By Dewain E. Peek,
When Luther Coffee recently found an Overton County Elementary Schools Pupil’s Report Card for the school year 1935-36 in an old house he bought, he was taken back to his childhood by the subjects listed under “Conduct”.
Even though his school days don’t go back as far as the one-room school house of 1935-36, one of those subjects was dear to his heart, and another area.
“Whispers Too Much,” Coffee said. “I got two spankings, at least, for whispering.”
The report card included a section on Attendance and Self Control, which listed Times Tardy, Days Present, Days Absent, Excused Absence, and Self-Control. And a note “To Parents” on the report card encouraged attendance, which shows that then as it is now, attendance was considered a strong influence on student success.
Subjects students were graded on included Agriculture, Arithmetic, Civics and Constitution, Drawing, English, Forestation, Geography, Elementary History, Tennessee History, History of United States, Music, Nature Study, Physical Health & Hygiene, Reading, Spelling, Writing, and Physical Education.
Though some of those subjects have disappeared from the curriculum and thus report cards, some would say unfortunately, the 1935-36 report card also had other interesting categories that went a bit further in trying to show parents how their children were doing in school.
“Attitude Toward School Work” included Indolent, Wastes Time, Work Carelessly Done, Copies: Too Much Help, Gives Up Too Easily, Shows Improvement, and Very Commendable.
“Recitation” is an area on the report card that tells parents about their child’s work ethic. Teachers could check off on Comes Poorly Prepared, Appears Not To Try, Seldom Does Well, Inattentive, Promotion in Danger, Capable of Doing Better, Work Shows Falling Off, Work Too Difficult, Shows Improvement, and Very Satisfactory.

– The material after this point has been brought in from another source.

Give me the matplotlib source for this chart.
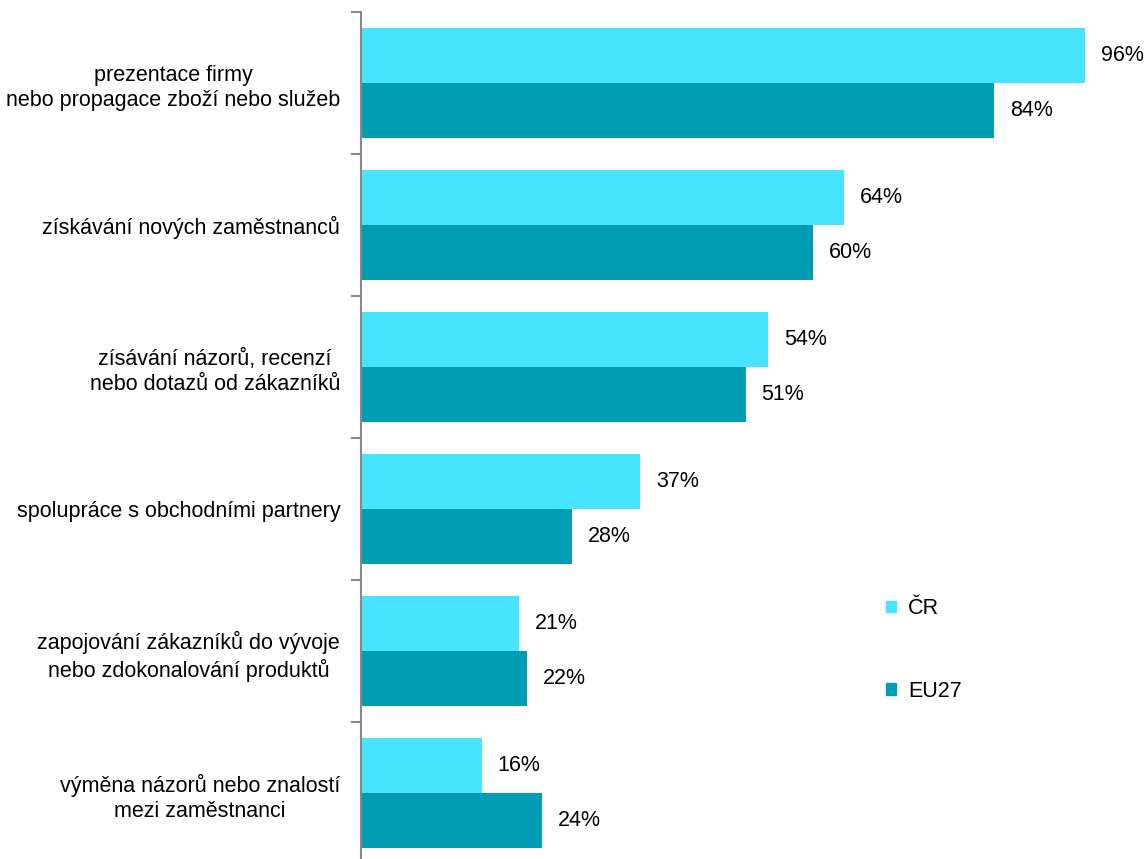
import matplotlib
matplotlib.use("Agg")
import matplotlib.pyplot as plt
from matplotlib.patches import Patch
import numpy as np

plt.rcParams['font.family'] = ['Liberation Sans', 'DejaVu Sans']

categories = [
    "prezentace firmy\nnebo propagace zboží nebo služeb",
    "získávání nových zaměstnanců",
    "zísávání názorů, recenzí\nnebo dotazů od zákazníků",
    "spolupráce s obchodními partnery",
    "zapojování zákazníků do vývoje\nnebo zdokonalování produktů",
    "výměna názorů nebo znalostí\nmezi zaměstnanci",
]
cr_values = [96, 64, 54, 37, 21, 16]
eu_values = [84, 60, 51, 28, 22, 24]
series_names = ["ČR", "EU27"]

cr_color = "#48E4FF"
eu_color = "#009DB5"
fs = 15.5

fig = plt.figure(figsize=(11.46, 8.59), dpi=100)
ax = fig.add_axes([361 / 1146, -5 / 859, (1115 - 361) / 1146, (864 - 12) / 859])

y = np.arange(len(categories))
h = 0.384
ax.barh(y - h / 2, cr_values, height=h, color=cr_color)
ax.barh(y + h / 2, eu_values, height=h, color=eu_color)

for yi, v in zip(y, cr_values):
    ax.text(v + 2.1, yi - h / 2, f"{v}%", va="center", ha="left", fontsize=fs)
for yi, v in zip(y, eu_values):
    ax.text(v + 2.1, yi + h / 2, f"{v}%", va="center", ha="left", fontsize=fs)

ax.set_xlim(0, 100)
ax.set_ylim(len(categories) - 0.5, -0.5)
ax.set_yticks(y)
ax.set_yticklabels(categories, fontsize=fs, multialignment="center", linespacing=1.27)
ax.tick_params(axis="y", which="major", length=0, pad=15)
ax.set_yticks(np.arange(-0.5, len(categories)), minor=True)
ax.tick_params(axis="y", which="minor", length=7, color="#888888", width=1.5)
ax.set_xticks([])
for s in ["top", "right", "bottom"]:
    ax.spines[s].set_visible(False)
ax.spines["left"].set_color("#888888")
ax.spines["left"].set_linewidth(1.5)

handles = [Patch(color=cr_color), Patch(color=eu_color)]
fig.legend(handles, series_names, loc="upper left", bbox_to_anchor=(867 / 1146, 1 - 579 / 859),
           frameon=False, fontsize=fs, handlelength=0.45, handleheight=0.45,
           handletextpad=0.55, labelspacing=2.85)

fig.savefig("out.png", dpi=100)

Then there is an area for Conduct, which includes Whispers Too Much that Luther Coffee became familiar with in his school days.
Other possibilities to be marked under “Conduct” included Restless: Inattentive, Inclined to Mischief, Rude: Discourteous, Annoys Others, Shows Improvement, and Very Good.
Though the report card does not name the school, which was likely in the Muddy Pond area, it does list Stanley H. Carr, Superintendent. No marks are on the report card Coffee found, so it may have belonged to a teacher who never used it.
The report card was printed by Eldridge Printing Co., Livingston, Tenn.